= STATED TASK =
Quote verbatim the span of lines that begins the listing below and closes with the line containing "(lev4) at (47,418)".

┄┄┄┄┄┄┄┄┄┄┄┄┄┄┄┄┄┄┄┄

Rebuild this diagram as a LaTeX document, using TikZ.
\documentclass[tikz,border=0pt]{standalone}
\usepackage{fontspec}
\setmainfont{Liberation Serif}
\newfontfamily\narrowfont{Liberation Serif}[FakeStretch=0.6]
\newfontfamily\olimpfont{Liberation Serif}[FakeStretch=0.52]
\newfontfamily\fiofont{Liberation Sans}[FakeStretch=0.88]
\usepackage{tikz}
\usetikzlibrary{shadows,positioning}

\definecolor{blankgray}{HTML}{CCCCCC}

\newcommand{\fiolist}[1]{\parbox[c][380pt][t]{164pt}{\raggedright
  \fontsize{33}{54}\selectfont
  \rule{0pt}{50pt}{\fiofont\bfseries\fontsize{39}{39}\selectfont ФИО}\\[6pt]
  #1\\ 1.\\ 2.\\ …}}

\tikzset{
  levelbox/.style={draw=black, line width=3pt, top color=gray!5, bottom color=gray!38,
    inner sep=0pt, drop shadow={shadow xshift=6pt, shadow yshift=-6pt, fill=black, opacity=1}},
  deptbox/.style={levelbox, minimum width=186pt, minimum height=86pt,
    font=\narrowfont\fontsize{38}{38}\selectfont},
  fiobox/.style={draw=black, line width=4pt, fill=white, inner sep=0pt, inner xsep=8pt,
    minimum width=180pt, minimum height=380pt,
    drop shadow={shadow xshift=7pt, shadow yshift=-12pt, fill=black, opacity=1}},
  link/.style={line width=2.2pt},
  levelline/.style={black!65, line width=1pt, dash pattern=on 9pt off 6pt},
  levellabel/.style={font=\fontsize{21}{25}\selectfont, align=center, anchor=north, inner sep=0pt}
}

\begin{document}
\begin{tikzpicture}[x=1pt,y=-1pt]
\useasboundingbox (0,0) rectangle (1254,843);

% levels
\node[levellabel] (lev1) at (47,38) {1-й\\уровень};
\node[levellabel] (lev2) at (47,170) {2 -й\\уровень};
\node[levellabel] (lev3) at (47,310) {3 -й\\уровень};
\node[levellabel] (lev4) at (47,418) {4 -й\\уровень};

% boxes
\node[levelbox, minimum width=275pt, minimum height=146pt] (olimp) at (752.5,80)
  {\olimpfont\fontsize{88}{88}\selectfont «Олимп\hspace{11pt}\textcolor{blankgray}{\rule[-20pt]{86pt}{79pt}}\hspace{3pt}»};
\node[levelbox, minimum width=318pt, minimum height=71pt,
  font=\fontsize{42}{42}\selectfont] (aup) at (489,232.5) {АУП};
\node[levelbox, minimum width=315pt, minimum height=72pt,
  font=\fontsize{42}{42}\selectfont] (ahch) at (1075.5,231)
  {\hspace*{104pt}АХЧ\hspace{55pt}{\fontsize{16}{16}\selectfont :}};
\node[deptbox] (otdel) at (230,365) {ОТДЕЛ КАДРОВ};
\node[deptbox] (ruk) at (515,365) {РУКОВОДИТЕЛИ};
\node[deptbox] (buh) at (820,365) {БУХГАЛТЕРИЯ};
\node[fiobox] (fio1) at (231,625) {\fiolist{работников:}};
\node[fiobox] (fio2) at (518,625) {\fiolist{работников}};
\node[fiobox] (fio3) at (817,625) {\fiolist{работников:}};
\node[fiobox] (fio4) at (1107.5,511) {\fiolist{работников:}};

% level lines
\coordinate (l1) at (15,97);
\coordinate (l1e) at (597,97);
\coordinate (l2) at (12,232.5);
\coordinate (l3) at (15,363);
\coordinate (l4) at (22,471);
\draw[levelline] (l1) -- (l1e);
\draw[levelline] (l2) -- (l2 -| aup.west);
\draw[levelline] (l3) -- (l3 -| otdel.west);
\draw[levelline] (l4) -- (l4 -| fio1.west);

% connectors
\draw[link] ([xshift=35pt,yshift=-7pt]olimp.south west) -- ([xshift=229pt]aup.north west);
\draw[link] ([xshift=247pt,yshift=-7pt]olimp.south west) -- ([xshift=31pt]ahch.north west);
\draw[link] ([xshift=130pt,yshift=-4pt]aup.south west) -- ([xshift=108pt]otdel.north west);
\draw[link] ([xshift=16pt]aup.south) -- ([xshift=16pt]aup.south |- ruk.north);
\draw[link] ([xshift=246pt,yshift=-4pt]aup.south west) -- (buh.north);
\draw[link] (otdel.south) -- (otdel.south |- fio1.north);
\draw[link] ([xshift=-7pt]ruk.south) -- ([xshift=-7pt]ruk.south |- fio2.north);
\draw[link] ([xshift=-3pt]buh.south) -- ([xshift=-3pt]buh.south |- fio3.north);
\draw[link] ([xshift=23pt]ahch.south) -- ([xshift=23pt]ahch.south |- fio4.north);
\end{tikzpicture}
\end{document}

┄┄┄┄┄┄┄┄┄┄┄┄┄┄┄┄┄┄┄┄

= TASK RESULT =
Rebuild this diagram as a LaTeX document, using TikZ.
\documentclass[tikz,border=0pt]{standalone}
\usepackage{fontspec}
\setmainfont{Liberation Serif}
\newfontfamily\narrowfont{Liberation Serif}[FakeStretch=0.6]
\newfontfamily\olimpfont{Liberation Serif}[FakeStretch=0.52]
\newfontfamily\fiofont{Liberation Sans}[FakeStretch=0.88]
\usepackage{tikz}
\usetikzlibrary{shadows,positioning}

\definecolor{blankgray}{HTML}{CCCCCC}

\newcommand{\fiolist}[1]{\parbox[c][380pt][t]{164pt}{\raggedright
  \fontsize{33}{54}\selectfont
  \rule{0pt}{50pt}{\fiofont\bfseries\fontsize{39}{39}\selectfont ФИО}\\[6pt]
  #1\\ 1.\\ 2.\\ …}}

\tikzset{
  levelbox/.style={draw=black, line width=3pt, top color=gray!5, bottom color=gray!38,
    inner sep=0pt, drop shadow={shadow xshift=6pt, shadow yshift=-6pt, fill=black, opacity=1}},
  deptbox/.style={levelbox, minimum width=186pt, minimum height=86pt,
    font=\narrowfont\fontsize{38}{38}\selectfont},
  fiobox/.style={draw=black, line width=4pt, fill=white, inner sep=0pt, inner xsep=8pt,
    minimum width=180pt, minimum height=380pt,
    drop shadow={shadow xshift=7pt, shadow yshift=-12pt, fill=black, opacity=1}},
  link/.style={line width=2.2pt},
  levelline/.style={black!65, line width=1pt, dash pattern=on 9pt off 6pt},
  levellabel/.style={font=\fontsize{21}{25}\selectfont, align=center, anchor=north, inner sep=0pt}
}

\begin{document}
\begin{tikzpicture}[x=1pt,y=-1pt]
\useasboundingbox (0,0) rectangle (1254,843);

% levels
\node[levellabel] (lev1) at (47,38) {1-й\\уровень};
\node[levellabel] (lev2) at (47,170) {2 -й\\уровень};
\node[levellabel] (lev3) at (47,310) {3 -й\\уровень};
\node[levellabel] (lev4) at (47,418) {4 -й\\уровень};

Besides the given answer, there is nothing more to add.